Année 1858 |
3 novembre 1858
Alfred de Falloux à Marie de Falloux
3 novembre 1858
Chère Marie,
Après avoir bien fait notre Toussaint au village, et avoir suivi un office des Morts bien touchant ici, je viens de découvrir un jubilé qui se fait tout exprès pour moi à Lombez1. Il a commencé hier et va durer trois semaines Lombez est à peine à une lieue distance ce qui n'est rien par ce temps magnifique, et que je ferai, les trois fois nécessaires, avec Paul2 qui se trouvait dans le même cas que moi. Voilà donc encore un motif de sécurité que vous pouvez ajouter à la persévérance des bons résultats d'Ussat3. Je continue, il est vrai, à m'abstenir vigoureusement de toute dictée ou de toute autre application directe, mais j'écoute des lectures, je fais beaucoup d'exercice, je me lève plus matin, je sors par tous les temps, et de tout cela, il n'est pas encore résulté une seule crise. Mes nuits sont en moyenne très supérieures à tout ce que j'en ai eu depuis deux ans. Je ne sais encore, pour le Correspondant, rien au-delà du peu que m'écrivait M. Douhaire4. Cochin m'écrit quelques lignes, mais d'Anjou. Il se rend à Paris en toute hâte. J'ai écrit à Montalembert dés le premier jour5. Si ce n'était sa santé j'en prendrais bien mon parti.

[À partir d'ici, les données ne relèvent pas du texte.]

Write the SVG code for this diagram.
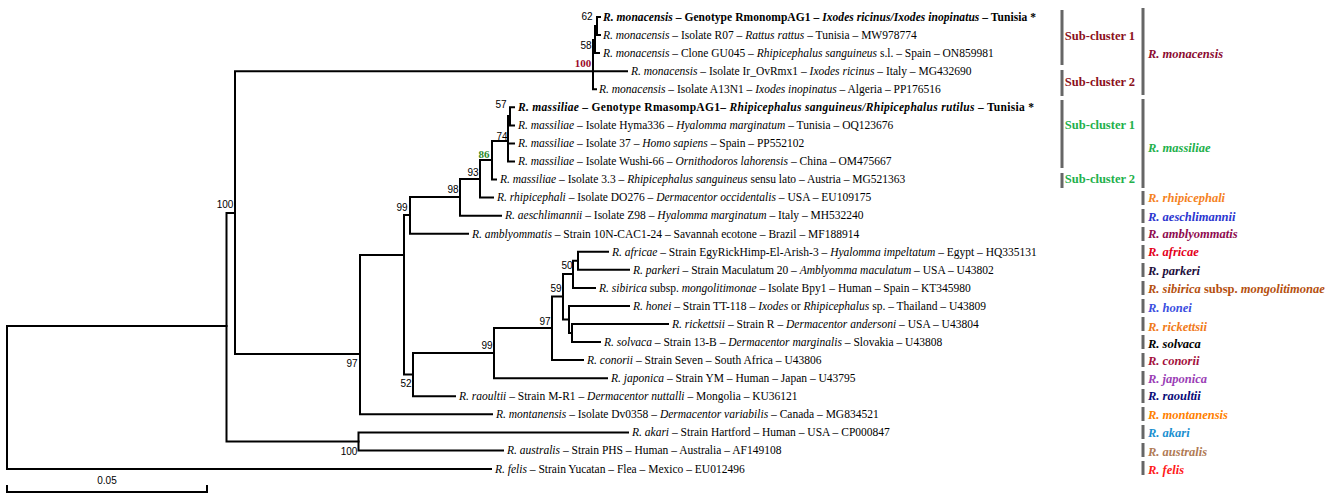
<svg xmlns="http://www.w3.org/2000/svg" width="1325" height="499" viewBox="0 0 1325 499">
<style>
.lf{font-family:"Liberation Serif","Times New Roman",serif;font-size:11.5px;fill:#000}
.bd{font-weight:bold}
.it{font-style:italic}
.bs{font-family:"Liberation Sans",Arial,sans-serif;font-size:10px;fill:#000;text-anchor:middle}
.bsr{font-family:"Liberation Serif","Times New Roman",serif;font-size:11px;font-weight:bold;text-anchor:middle}
.br{stroke:#000;stroke-width:2;fill:none;stroke-linecap:square}
.bar{stroke:#666;stroke-width:3;fill:none}
.cl{font-family:"Liberation Serif","Times New Roman",serif;font-size:12.5px;font-weight:bold;font-style:italic}
.sc{font-family:"Liberation Serif","Times New Roman",serif;font-size:12.5px;font-weight:bold;text-anchor:middle}
</style>
<rect width="1325" height="499" fill="#fff"/>
<g id="connectors" class="br">
<path d="M7,326 V469 M7,326 H226.5 M7,469 H491"/>
<path d="M226.5,213 V441.4 M226.5,213 H235 M226.5,441.4 H358.5"/>
<path d="M358.5,432.4 V450.4 M358.5,432.4 H628 M358.5,450.4 H503"/>
<path d="M235,71.2 V354 M235,71.2 H593 M235,354 H360"/>
<path d="M593,40 V89.2 M593,71.2 H627 M593,89.2 H596"/>
<path d="M595,26 V53.1 M593,40 H595 M595,53.1 H599"/>
<path d="M597,17 V35.1 M595,26 H597 M597,17 H600 M597,35.1 H600"/>
<path d="M360,255 V414.3 M360,414.3 H492 M360,255 H404"/>
<path d="M404,215 V374.5 M404,215 H410 M404,374.5 H413"/>
<path d="M410,197 V233.7 M410,233.7 H468 M410,197 H460"/>
<path d="M460,179 V215.7 M460,215.7 H501 M460,179 H480"/>
<path d="M480,160 V197.6 M480,197.6 H493 M480,160 H492"/>
<path d="M492,141 V179.5 M492,179.5 H496 M492,141 H508"/>
<path d="M508,116 V161.5 M508,143.4 H514 M508,161.5 H514 M508,116 H510"/>
<path d="M510,107.3 V125.4 M510,107.3 H514 M510,125.4 H514"/>
<path d="M413,353 V396.3 M413,396.3 H455 M413,353 H494"/>
<path d="M494,328 V378.2 M494,378.2 H607 M494,328 H552"/>
<path d="M552,296.5 V360.1 M552,360.1 H583 M552,296.5 H563"/>
<path d="M563,274 V319.5 M563,274 H573 M563,319.5 H569"/>
<path d="M573,260.8 V287.9 M573,287.9 H595 M573,260.8 H578"/>
<path d="M578,251.8 V269.8 M578,251.8 H608 M578,269.8 H629"/>
<path d="M569,306 V333 M569,306 H629 M569,333 H572"/>
<path d="M572,324 V342.1 M572,324 H668 M572,342.1 H600"/>
</g>
<g id="bootstrap">
<text class="bs" x="587" y="20">62</text>
<text class="bs" x="586" y="49">58</text>
<text class="bsr" x="583" y="67" fill="#9b0a2a">100</text>
<text class="bs" x="501" y="108">57</text>
<text class="bs" x="502" y="140">74</text>
<text class="bsr" x="484" y="158" fill="#2a8a2a">86</text>
<text class="bs" x="473" y="176">93</text>
<text class="bs" x="453" y="193">98</text>
<text class="bs" x="402" y="211">99</text>
<text class="bs" x="225" y="208">100</text>
<text class="bs" x="352" y="367">97</text>
<text class="bs" x="406" y="387">52</text>
<text class="bs" x="349" y="455">100</text>
<text class="bs" x="487" y="349">99</text>
<text class="bs" x="545" y="325">97</text>
<text class="bs" x="556" y="292">59</text>
<text class="bs" x="567" y="269">50</text>
</g>
<g id="leaves" class="lf">
<text id="n1" class="bd" x="603" y="21" textLength="433" lengthAdjust="spacing"><tspan class="it">R. monacensis</tspan> – Genotype RmonompAG1 – <tspan class="it">Ixodes ricinus/Ixodes inopinatus</tspan> – Tunisia *</text>
<text id="n2" x="603" y="39"><tspan class="it">R. monacensis</tspan> – Isolate R07 – <tspan class="it">Rattus rattus</tspan> – Tunisia – MW978774</text>
<text id="n3" x="603" y="57"><tspan class="it">R. monacensis</tspan> – Clone GU045 – <tspan class="it">Rhipicephalus sanguineus</tspan> s.l. – Spain – ON859981</text>
<text id="n4" x="631" y="75"><tspan class="it">R. monacensis</tspan> – Isolate Ir_OvRmx1 – <tspan class="it">Ixodes ricinus</tspan> – Italy – MG432690</text>
<text id="n5" x="599" y="93"><tspan class="it">R. monacensis</tspan> – Isolate A13N1 – <tspan class="it">Ixodes inopinatus</tspan> – Algeria – PP176516</text>
<text id="n6" class="bd" x="518" y="111" textLength="516" lengthAdjust="spacing"><tspan class="it">R. massiliae</tspan> – Genotype RmasompAG1– <tspan class="it">Rhipicephalus sanguineus/Rhipicephalus rutilus</tspan> – Tunisia *</text>
<text id="n7" x="518" y="129"><tspan class="it">R. massiliae</tspan> – Isolate Hyma336 – <tspan class="it">Hyalomma marginatum</tspan> – Tunisia – OQ123676</text>
<text id="n8" x="518" y="147"><tspan class="it">R. massiliae</tspan> – Isolate 37 – <tspan class="it">Homo sapiens</tspan> – Spain – PP552102</text>
<text id="n9" x="518" y="165"><tspan class="it">R. massiliae</tspan> – Isolate Wushi-66 – <tspan class="it">Ornithodoros lahorensis</tspan> – China – OM475667</text>
<text id="n10" x="500" y="183"><tspan class="it">R. massiliae</tspan> – Isolate 3.3 – <tspan class="it">Rhipicephalus sanguineus</tspan> sensu lato – Austria – MG521363</text>
<text id="n11" x="497" y="201"><tspan class="it">R. rhipicephali</tspan> – Isolate DO276 – <tspan class="it">Dermacentor occidentalis</tspan> – USA – EU109175</text>
<text id="n12" x="505" y="219"><tspan class="it">R. aeschlimannii</tspan> – Isolate Z98 – <tspan class="it">Hyalomma marginatum</tspan> – Italy – MH532240</text>
<text id="n13" x="472" y="238"><tspan class="it">R. amblyommatis</tspan> – Strain 10N-CAC1-24 – Savannah ecotone – Brazil – MF188914</text>
<text id="n14" x="612" y="256"><tspan class="it">R. africae</tspan> – Strain EgyRickHimp-El-Arish-3 – <tspan class="it">Hyalomma impeltatum</tspan> – Egypt – HQ335131</text>
<text id="n15" x="633" y="274"><tspan class="it">R. parkeri</tspan> – Strain Maculatum 20 – <tspan class="it">Amblyomma maculatum</tspan> – USA – U43802</text>
<text id="n16" x="599" y="292"><tspan class="it">R. sibirica</tspan> subsp. <tspan class="it">mongolitimonae</tspan> – Isolate Bpy1 – Human – Spain – KT345980</text>
<text id="n17" x="633" y="310"><tspan class="it">R. honei</tspan> – Strain TT-118 – <tspan class="it">Ixodes</tspan> or <tspan class="it">Rhipicephalus</tspan> sp. – Thailand – U43809</text>
<text id="n18" x="672" y="328"><tspan class="it">R. rickettsii</tspan> – Strain R – <tspan class="it">Dermacentor andersoni</tspan> – USA – U43804</text>
<text id="n19" x="604" y="346"><tspan class="it">R. solvaca</tspan> – Strain 13-B – <tspan class="it">Dermacentor marginalis</tspan> – Slovakia – U43808</text>
<text id="n20" x="587" y="364"><tspan class="it">R. conorii</tspan> – Strain Seven – South Africa – U43806</text>
<text id="n21" x="611" y="382"><tspan class="it">R. japonica</tspan> – Strain YM – Human – Japan – U43795</text>
<text id="n22" x="459" y="400"><tspan class="it">R. raoultii</tspan> – Strain M-R1 – <tspan class="it">Dermacentor nuttalli</tspan> – Mongolia – KU36121</text>
<text id="n23" x="496" y="418"><tspan class="it">R. montanensis</tspan> – Isolate Dv0358 – <tspan class="it">Dermacentor variabilis</tspan> – Canada – MG834521</text>
<text id="n24" x="632" y="436"><tspan class="it">R. akari</tspan> – Strain Hartford – Human – USA – CP000847</text>
<text id="n25" x="507" y="454"><tspan class="it">R. australis</tspan> – Strain PHS – Human – Australia – AF149108</text>
<text id="n26" x="495" y="473"><tspan class="it">R. felis</tspan> – Strain Yucatan – Flea – Mexico – EU012496</text>
</g>
<g id="scale">
<path class="br" d="M7,486 V492 H207 V486"/>
<text class="bs" x="107" y="484">0.05</text>
</g>
<g id="clusters">
<path class="bar" d="M1062,10 V65 M1062,70 V96 M1143,8 V95 M1062,100 V168 M1062,173 V188 M1143,99 V188"/>
<path class="bar" d="M1143,191 V205 M1143,209 V223 M1143,227 V241 M1143,245 V259 M1143,263 V277 M1143,281 V295 M1143,299 V313 M1143,317 V331 M1143,335 V349 M1143,353 V367 M1143,371 V385 M1143,389 V403 M1143,407 V421 M1143,425 V439 M1143,443 V457 M1143,461 V475"/>
<text class="sc" x="1100" y="40" fill="#8b1020">Sub-cluster 1</text>
<text class="sc" x="1100" y="86" fill="#8b1020">Sub-cluster 2</text>
<text class="sc" x="1100" y="129" fill="#22b04b">Sub-cluster 1</text>
<text class="sc" x="1100" y="183" fill="#22b04b">Sub-cluster 2</text>
<text class="cl" x="1148" y="58" fill="#8b0a30">R. monacensis</text>
<text class="cl" x="1148" y="152" fill="#22b04b">R. massiliae</text>
<text class="cl" x="1148" y="202" fill="#f5821f">R. rhipicephali</text>
<text class="cl" x="1148" y="221" fill="#2b35d0">R. aeschlimannii</text>
<text class="cl" x="1148" y="238" fill="#8e0a4e">R. amblyommatis</text>
<text class="cl" x="1148" y="256" fill="#e4001b">R. africae</text>
<text class="cl" x="1148" y="275" fill="#1e0f3c">R. parkeri</text>
<text class="cl" x="1148" y="293" fill="#b5500f">R. sibirica <tspan font-style="normal">subsp.</tspan> mongolitimonae</text>
<text class="cl" x="1148" y="312" fill="#3a4ee0">R. honei</text>
<text class="cl" x="1148" y="331" fill="#f07a1a">R. rickettsii</text>
<text class="cl" x="1148" y="348" fill="#000">R. solvaca</text>
<text class="cl" x="1148" y="365" fill="#a3103c">R. conorii</text>
<text class="cl" x="1148" y="383" fill="#9a3db5">R. japonica</text>
<text class="cl" x="1148" y="400" fill="#0a0a78">R. raoultii</text>
<text class="cl" x="1148" y="419" fill="#ff7f00">R. montanensis</text>
<text class="cl" x="1148" y="437" fill="#1a8fd0">R. akari</text>
<text class="cl" x="1148" y="456" fill="#b07a55">R. australis</text>
<text class="cl" x="1148" y="474" fill="#ff1a1a">R. felis</text>
</g>
</svg>
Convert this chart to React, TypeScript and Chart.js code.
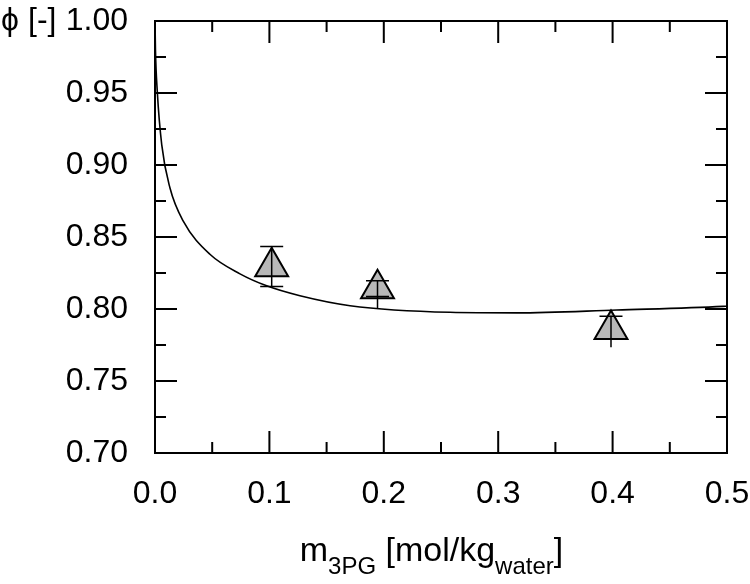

En attendant, ce n'est pas cela qui rendra plus belle l'affaire de l'évêque de Rennes6. Je ne veux pas viser pour cela à détrôner l'archevêque de Tours7 qui est si bien à sa place, et quand je le verrai je lui demanderai comment concilier le respect dû au caractère sans prêter à aucun malentendu sur la personne. Si de votre côté vous le trouvez avant lui, faites-moi part du secret. Je ne puis non plus penser sans rire à l'embarras de Séré8 que je voyais d'avance. C'est même pour cela que je n'ai adressé ma lettre à aucun autre que lui, non par malice, car je n prends rien plus au sérieux, mais parce que Kerdrel aurait donné, par son nom seul, une couleur trop politique à des pensées qui, au fond de mon cœur et de ma conscience sont uniquement religieuses. La voix attristée de Séré adoucira les termes à la lecture, et sa prudence contrebalancera mon zèle. Je compte aussi qu'il se trouvera bien par ci par là quelques bretons encore un peu de leur race, et qui, stimulés, feront ou diront mieux que moi, mais en prendront au moins texte pour réfléchir sur le déplorable avenir qu'on nous prépare. Si le Correspondant succombe, il faudra au moins écrire à un évêque par mois. Accoutumez-vous petit à petit à cette idée.
Je vous embrasse toutes trois sur cette perspective.